New Insights into Aerosol Roles in the Earth System with UAS Observational Capability

FAN MEI, Hailong Wang, Zihua Zhu, Damao Zhang, Qi Zhang, Jerome Fast, William Gustafson, Xiangyu Li, Beat Schmid, Christopher Niedek, Jason Tomlinson, Connor Flynn, Pacific Northwest National Laboratory

     Abstract Number: 20
     Working Group: Aerosols, Clouds and Climate

Abstract
The spatial distribution of ambient aerosol particles plays a crucial role in aerosol-radiation and aerosol-cloud interactions, contributing significantly to the largest uncertainty in global anthropogenic radiative forcing estimations. Unfortunately, the boundary layer and lower free troposphere have not been adequately sampled with a sufficient temporal and spatial resolution to fully understand various atmospheric processes, which hampers our ability to comprehend the Earth system better. Thankfully, the development of uncrewed aerial systems (UAS) coupled with advanced measurement techniques provides much-needed mesoscale spatiotemporal data of the aerosol microphysical and optical properties around the Southern Great Plains (SGP observatory).
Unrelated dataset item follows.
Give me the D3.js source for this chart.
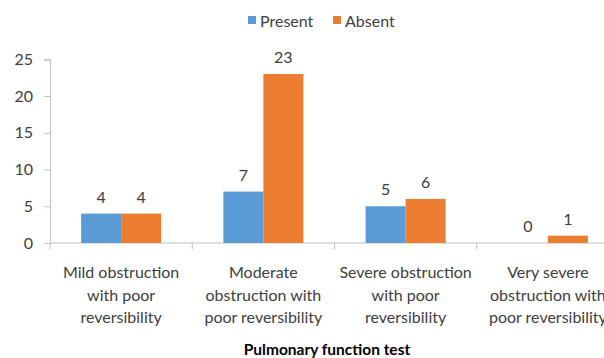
<!DOCTYPE html>
<html>
<head>
<meta charset="utf-8">
<script src="https://cdn.jsdelivr.net/npm/d3@7"></script>
<style>
  html, body { margin: 0; padding: 0; background: #fff; }
  svg { display: block; }
  text { font-family: Lato, "Open Sans", sans-serif; }
</style>
</head>
<body>
<svg id="chart" width="604" height="358"></svg>
<script>
// Pulmonary function test results, grouped by presence of the finding
const categories = [
  ["Mild obstruction", "with poor", "reversibility"],
  ["Moderate", "obstruction with", "poor reversibility"],
  ["Severe obstruction", "with poor", "reversibility"],
  ["Very severe", "obstruction with", "poor reversibility"]
];
const seriesNames = ["Present", "Absent"];
const presentValues = [4, 7, 5, 0];
const absentValues = [4, 23, 6, 1];
const yTicks = [0, 5, 10, 15, 20, 25];
const colors = ["#5b9bd5", "#ed7d31"];
const xTitle = "Pulmonary function test";

const svg = d3.select("#chart");
const plot = { left: 50, right: 619, top: 59.3, bottom: 243 };

const x = d3.scaleBand()
  .domain(d3.range(categories.length))
  .range([plot.left, plot.right])
  .paddingInner(0).paddingOuter(0);

const xInner = d3.scaleBand()
  .domain(seriesNames)
  .range([x.bandwidth() / 2 - 40, x.bandwidth() / 2 + 40]);

const y = d3.scaleLinear().domain([0, 25]).range([plot.bottom, plot.top]);

const axisColor = "#bfbfbf";
const textColor = "#404040";

// Y axis
const yAxis = svg.append("g")
  .attr("transform", `translate(${plot.left},0)`)
  .call(d3.axisLeft(y).tickValues(yTicks).tickSize(6).tickPadding(11));
yAxis.select(".domain").attr("stroke", axisColor);
yAxis.selectAll(".tick line").attr("stroke", axisColor);
yAxis.selectAll(".tick text")
  .attr("fill", textColor).style("font-size", "16px");

// X axis with ticks on category boundaries
const xAxisG = svg.append("g").attr("transform", `translate(0,${plot.bottom})`);
xAxisG.append("line")
  .attr("x1", plot.left).attr("x2", plot.right)
  .attr("stroke", axisColor);
xAxisG.selectAll("line.tick")
  .data(d3.range(categories.length + 1))
  .join("line")
  .attr("class", "tick")
  .attr("x1", i => plot.left + i * x.step())
  .attr("x2", i => plot.left + i * x.step())
  .attr("y1", 0).attr("y2", 6)
  .attr("stroke", axisColor);

// Category labels
const labels = svg.append("g");
categories.forEach((lines, i) => {
  const t = labels.append("text")
    .attr("x", x(i) + x.bandwidth() / 2)
    .attr("y", 278)
    .attr("text-anchor", "middle")
    .attr("fill", textColor)
    .style("font-size", "16px");
  lines.forEach((ln, j) => {
    t.append("tspan")
      .attr("x", x(i) + x.bandwidth() / 2)
      .attr("dy", j === 0 ? 0 : 22.5)
      .text(ln);
  });
});

// Bars
const series = [presentValues, absentValues];
series.forEach((vals, s) => {
  const g = svg.append("g");
  g.selectAll("rect")
    .data(vals)
    .join("rect")
    .attr("x", (d, i) => x(i) + xInner(seriesNames[s]))
    .attr("y", d => y(d))
    .attr("width", xInner.bandwidth())
    .attr("height", d => y(0) - y(d))
    .attr("fill", colors[s]);
  g.selectAll("text")
    .data(vals)
    .join("text")
    .attr("x", (d, i) => x(i) + xInner(seriesNames[s]) + xInner.bandwidth() / 2)
    .attr("y", d => y(d) - 11)
    .attr("text-anchor", "middle")
    .attr("fill", textColor)
    .style("font-size", "16px")
    .text(d => d);
});

// X axis title
svg.append("text")
  .attr("x", 327)
  .attr("y", 355)
  .attr("text-anchor", "middle")
  .attr("fill", "#000")
  .style("font-size", "15.5px")
  .style("font-weight", "bold")
  .text(xTitle);

// Legend
const legend = svg.append("g");
const legendX = [248, 333];
seriesNames.forEach((name, i) => {
  legend.append("rect")
    .attr("x", legendX[i]).attr("y", 16)
    .attr("width", 8).attr("height", 8)
    .attr("fill", colors[i]);
  legend.append("text")
    .attr("x", legendX[i] + 12).attr("y", 26.5)
    .attr("fill", textColor)
    .style("font-size", "16px")
    .text(name);
});
</script>
</body>
</html>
We have used a state-of-the-art 3-dimensional molecular imaging technique enabled by secondary ion mass spectrometry and nanogram-level chemical composition analysis capability via micronebulization aerosol mass spectrometry to identify the dominant role of the organic-enriched nanometer layers at the surface of aerosol particles in determining aerosol optical and hygroscopic properties profiles above the SGP observatory. Overall, this study highlights the potential of UAS coupled with advanced measurement techniques to improve our understanding of the aerosol life cycle and provide valuable data needed to enhance and optimize sampling strategies.